Sanghavi and Sons (Gujarati: સંઘવી એન્ડ સન્સ) is a 2025 Indian Gujarati family drama film directed by Chandresh Bhatt. It stars Manoj Joshi, Hiten Tejwani, Komal Thacker, Gaurav Paswala, Dharmesh Vyas and others. The film is produced by Raju Raisinghani, Anand Khamar, Aakash Desai, Ankur Adhiya, Sanjay Bhatt, Heet Doshi and it was released on 18 July 2025.

== Plot ==
This is the tale of Navneet Rai Sanghavi and his family. In the bustling world of tradition and modernity, Navneetrai Prabhudas Sanghavi stands as an unwavering pillar, holding his family together like pearls on a timeless thread. His sons, Asmit and Aditya, share a bond so pure and unshakable that words can barely capture its essence. At the heart of this harmonious family is Komal, the compassionate and resilient daughter-in-law who weaves their lives into a tapestry of love and unity. But when destiny strikes with unforeseen trials, the Sanghavi family's unity is put to the ultimate test.

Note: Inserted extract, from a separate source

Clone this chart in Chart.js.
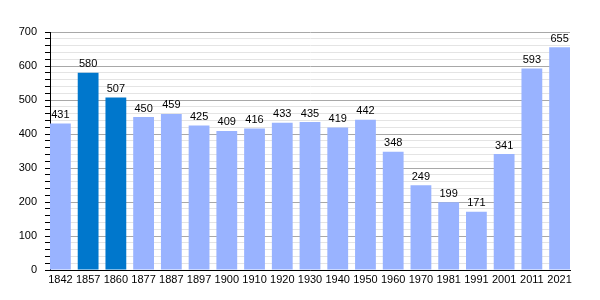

As the threads of their bond begin to fray, their strength, resilience and love face challenges they never imagined. 'Sanghavi and Sons' is not just a story of a family - it's a testament to love, sacrifice, and the indomitable spirit of togetherness in the face of life's greatest adversities.

== Soundtrack ==

=== Tracklist ===

| No. | Title | Lyrics | Music | Singer(s) | Length |
|---|---|---|---|---|---|
| 1. | "Varghodo" | Bhargav Purohit | Kedar-Bhargav | Jignesh Kaviraj | 2:17 |
| 2. | "Rang Gheli Raat" | Bhargav Purohit | Kedar-Bhargav | Aishwarya Majmudar | 3:50 |
| 3. | "Pithi Re Cholaavo Raj" | Bhargav Purohit | Kedar-Bhargav | Vrattini Ghadge | 3:04 |
| 4. | "Veera Mara" | Bhargav Purohit | Kedar-Bhargav | Ishani Dave, Jigardan Gadhavi | 3:23 |
| 5. | "Govardhan" | Traditional | Kedar-Bhargav | Hiren Bhatt | 5:04 |
| Total length: |  |  |  |  | 17:38 |

== Production ==
The film was shot at various locations, including Ahmedabad, Madhavpur Ghed, the legendary site where Krishna married Rukmini and Vrindavan.

==Marketing and releases ==
The film was announced on 19 December 2024. The official teaser was released on 25 December 2024 on YouTube and other social media platforms. The trailer was officially launched on 22 June 2025 in Andheri, Mumbai, and released online on 23 June 2025 across YouTube and social media. The film's first song, Varghodo, was launched on Shemaroo Entertainment’s YouTube channel on 8 July 2025. The song is sung by Jignesh Kaviraj.